**Set problem:**
Copy exactly, and only, the lines between the start of the entries below and the line containing "import * as", both inclusive. Omit pictures.

**Materials provided:**
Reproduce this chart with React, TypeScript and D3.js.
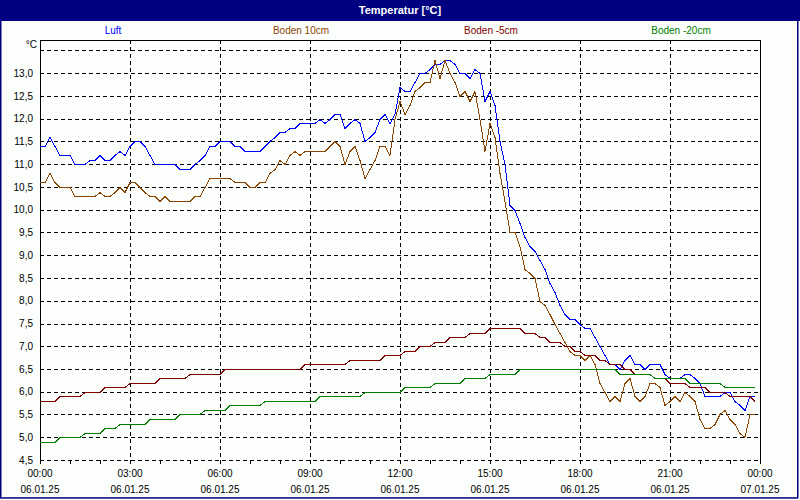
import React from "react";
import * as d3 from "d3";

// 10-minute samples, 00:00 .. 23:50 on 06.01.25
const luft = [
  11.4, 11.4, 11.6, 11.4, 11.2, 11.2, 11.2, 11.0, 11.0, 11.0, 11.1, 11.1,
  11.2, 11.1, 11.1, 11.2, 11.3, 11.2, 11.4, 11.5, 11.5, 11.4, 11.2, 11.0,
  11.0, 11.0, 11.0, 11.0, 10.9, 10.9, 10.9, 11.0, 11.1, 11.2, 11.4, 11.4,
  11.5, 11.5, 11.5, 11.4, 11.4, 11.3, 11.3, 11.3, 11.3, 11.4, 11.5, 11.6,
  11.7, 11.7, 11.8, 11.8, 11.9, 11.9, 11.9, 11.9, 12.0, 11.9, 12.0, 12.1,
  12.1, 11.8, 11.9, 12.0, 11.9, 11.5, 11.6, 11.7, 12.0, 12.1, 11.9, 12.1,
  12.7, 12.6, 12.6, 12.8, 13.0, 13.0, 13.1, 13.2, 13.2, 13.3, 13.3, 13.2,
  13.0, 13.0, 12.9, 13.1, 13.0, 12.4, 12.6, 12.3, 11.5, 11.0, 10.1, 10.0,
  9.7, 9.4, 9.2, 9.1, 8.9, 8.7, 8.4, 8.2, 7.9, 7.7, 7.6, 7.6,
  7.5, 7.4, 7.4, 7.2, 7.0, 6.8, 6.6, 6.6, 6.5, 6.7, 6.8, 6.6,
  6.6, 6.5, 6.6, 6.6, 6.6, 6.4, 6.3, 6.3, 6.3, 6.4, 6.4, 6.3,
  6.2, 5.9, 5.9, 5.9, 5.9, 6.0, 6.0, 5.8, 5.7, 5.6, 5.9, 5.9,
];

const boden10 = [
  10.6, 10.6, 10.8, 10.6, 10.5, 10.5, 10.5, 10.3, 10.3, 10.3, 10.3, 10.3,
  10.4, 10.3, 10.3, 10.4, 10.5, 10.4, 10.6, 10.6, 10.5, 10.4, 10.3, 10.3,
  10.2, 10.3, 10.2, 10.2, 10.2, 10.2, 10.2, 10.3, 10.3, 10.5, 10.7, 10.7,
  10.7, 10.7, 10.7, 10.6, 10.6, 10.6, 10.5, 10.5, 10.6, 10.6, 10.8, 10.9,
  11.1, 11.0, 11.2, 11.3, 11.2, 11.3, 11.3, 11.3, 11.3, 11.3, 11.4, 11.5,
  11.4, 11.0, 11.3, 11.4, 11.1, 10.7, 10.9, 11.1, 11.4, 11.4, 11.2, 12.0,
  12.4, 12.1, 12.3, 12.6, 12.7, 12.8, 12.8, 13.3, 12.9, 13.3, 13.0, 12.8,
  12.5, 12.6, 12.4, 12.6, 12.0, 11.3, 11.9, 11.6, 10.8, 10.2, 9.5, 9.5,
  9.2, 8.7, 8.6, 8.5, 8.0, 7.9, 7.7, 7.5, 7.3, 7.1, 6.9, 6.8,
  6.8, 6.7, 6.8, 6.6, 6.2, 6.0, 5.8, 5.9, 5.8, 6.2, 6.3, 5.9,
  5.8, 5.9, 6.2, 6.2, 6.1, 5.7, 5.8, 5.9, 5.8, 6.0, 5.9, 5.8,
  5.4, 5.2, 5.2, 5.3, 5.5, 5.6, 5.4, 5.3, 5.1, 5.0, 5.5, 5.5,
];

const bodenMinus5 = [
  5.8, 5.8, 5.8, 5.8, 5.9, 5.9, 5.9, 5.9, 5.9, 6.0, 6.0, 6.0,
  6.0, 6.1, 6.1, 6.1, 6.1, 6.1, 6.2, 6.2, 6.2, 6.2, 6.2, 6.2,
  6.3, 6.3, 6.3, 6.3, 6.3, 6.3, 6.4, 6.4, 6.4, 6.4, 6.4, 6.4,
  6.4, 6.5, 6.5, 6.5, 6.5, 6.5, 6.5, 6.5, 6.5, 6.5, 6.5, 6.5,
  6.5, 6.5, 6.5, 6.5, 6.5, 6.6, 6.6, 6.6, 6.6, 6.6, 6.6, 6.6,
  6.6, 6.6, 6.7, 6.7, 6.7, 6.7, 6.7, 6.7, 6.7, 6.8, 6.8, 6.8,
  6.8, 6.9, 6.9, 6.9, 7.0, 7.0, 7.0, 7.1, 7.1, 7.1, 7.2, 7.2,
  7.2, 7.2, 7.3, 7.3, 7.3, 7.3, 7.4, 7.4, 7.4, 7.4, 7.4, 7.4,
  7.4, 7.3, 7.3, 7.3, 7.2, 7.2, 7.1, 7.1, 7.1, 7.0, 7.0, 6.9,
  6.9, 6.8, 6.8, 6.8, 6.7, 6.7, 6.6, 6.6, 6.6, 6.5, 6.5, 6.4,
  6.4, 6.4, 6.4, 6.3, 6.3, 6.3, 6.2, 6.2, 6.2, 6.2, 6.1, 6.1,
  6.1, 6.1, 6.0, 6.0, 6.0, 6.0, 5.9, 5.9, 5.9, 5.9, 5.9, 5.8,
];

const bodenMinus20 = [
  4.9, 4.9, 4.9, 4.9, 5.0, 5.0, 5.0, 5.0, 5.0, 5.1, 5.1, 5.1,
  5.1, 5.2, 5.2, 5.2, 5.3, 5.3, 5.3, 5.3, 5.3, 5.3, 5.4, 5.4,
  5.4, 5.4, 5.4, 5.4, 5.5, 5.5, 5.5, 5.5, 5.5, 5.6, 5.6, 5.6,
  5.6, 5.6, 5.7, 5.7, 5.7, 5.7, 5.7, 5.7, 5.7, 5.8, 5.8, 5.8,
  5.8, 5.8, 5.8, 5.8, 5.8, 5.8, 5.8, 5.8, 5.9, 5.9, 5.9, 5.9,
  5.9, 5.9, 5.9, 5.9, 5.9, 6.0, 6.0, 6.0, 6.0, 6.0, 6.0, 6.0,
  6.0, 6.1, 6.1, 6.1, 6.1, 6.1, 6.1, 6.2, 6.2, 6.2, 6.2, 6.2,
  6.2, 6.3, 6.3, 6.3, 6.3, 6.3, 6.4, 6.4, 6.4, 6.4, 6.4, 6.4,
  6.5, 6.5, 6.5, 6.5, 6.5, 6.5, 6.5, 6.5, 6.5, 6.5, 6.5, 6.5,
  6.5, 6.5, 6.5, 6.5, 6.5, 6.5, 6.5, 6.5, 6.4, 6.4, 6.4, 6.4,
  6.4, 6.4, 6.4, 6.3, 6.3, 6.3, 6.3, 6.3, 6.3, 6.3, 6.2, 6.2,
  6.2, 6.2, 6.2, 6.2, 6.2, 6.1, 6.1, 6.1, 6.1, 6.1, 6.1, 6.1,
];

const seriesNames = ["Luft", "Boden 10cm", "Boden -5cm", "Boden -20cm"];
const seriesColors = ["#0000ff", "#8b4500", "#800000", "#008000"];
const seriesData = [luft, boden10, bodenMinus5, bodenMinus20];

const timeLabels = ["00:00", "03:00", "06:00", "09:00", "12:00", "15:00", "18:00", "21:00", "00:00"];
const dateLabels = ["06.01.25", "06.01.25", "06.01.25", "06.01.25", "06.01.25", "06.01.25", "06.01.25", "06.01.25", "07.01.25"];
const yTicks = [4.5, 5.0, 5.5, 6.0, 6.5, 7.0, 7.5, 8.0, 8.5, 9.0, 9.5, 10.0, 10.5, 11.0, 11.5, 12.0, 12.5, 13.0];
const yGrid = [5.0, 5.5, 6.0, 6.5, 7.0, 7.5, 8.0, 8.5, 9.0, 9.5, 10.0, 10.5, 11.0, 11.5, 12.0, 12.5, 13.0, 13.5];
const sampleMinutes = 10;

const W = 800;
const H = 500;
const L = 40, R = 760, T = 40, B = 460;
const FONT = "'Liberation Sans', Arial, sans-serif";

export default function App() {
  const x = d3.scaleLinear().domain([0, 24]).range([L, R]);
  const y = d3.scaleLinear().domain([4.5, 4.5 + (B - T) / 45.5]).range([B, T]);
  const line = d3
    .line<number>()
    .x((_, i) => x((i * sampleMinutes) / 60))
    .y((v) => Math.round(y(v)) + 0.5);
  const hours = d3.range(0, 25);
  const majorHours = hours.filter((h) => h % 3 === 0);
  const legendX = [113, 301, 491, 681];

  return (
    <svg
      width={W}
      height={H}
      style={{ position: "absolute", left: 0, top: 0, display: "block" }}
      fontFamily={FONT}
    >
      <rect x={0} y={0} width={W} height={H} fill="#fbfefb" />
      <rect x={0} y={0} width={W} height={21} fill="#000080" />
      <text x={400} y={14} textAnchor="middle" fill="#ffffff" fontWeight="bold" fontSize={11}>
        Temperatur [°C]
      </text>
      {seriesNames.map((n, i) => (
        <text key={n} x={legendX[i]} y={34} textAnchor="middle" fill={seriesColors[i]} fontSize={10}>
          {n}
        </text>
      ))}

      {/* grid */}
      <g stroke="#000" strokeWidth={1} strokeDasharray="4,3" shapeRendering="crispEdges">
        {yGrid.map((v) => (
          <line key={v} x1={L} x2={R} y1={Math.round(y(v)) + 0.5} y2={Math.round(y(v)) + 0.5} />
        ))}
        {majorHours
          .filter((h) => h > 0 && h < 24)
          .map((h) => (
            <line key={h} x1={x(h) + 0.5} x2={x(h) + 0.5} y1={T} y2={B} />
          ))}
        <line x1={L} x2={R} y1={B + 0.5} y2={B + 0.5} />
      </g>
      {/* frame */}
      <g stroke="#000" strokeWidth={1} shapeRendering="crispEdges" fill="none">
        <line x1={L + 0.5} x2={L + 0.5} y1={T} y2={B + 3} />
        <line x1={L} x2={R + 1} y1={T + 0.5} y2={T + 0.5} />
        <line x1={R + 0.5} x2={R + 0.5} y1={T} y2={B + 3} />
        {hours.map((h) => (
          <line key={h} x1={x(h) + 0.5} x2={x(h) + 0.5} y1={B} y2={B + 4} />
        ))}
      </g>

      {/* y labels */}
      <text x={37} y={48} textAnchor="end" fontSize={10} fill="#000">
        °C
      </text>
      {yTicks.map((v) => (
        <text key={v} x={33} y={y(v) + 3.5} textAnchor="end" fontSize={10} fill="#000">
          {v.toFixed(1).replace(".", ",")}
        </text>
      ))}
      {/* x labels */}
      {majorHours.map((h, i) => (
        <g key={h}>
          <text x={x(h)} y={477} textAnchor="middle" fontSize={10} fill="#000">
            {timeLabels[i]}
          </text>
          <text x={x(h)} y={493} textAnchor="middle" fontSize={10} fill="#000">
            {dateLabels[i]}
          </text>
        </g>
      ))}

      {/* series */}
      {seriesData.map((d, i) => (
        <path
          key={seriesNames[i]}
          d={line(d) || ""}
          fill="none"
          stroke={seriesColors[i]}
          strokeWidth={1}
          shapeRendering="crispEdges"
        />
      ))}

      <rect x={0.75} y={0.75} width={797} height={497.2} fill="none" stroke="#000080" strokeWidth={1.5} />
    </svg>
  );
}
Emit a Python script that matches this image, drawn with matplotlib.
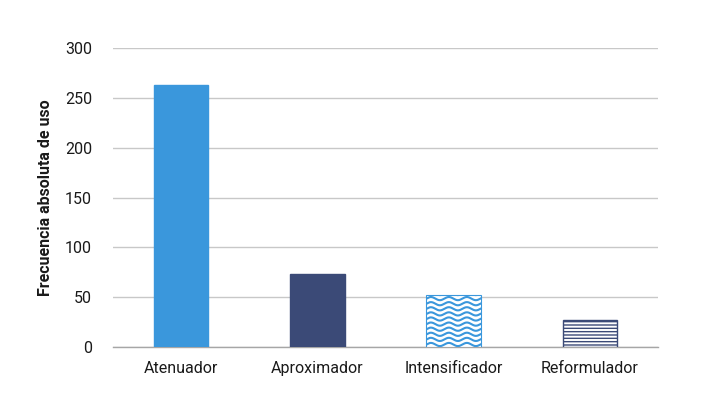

**Exercise output:**
Reproduce this chart with React, TypeScript and D3.js.
import React from "react";
import * as d3 from "d3";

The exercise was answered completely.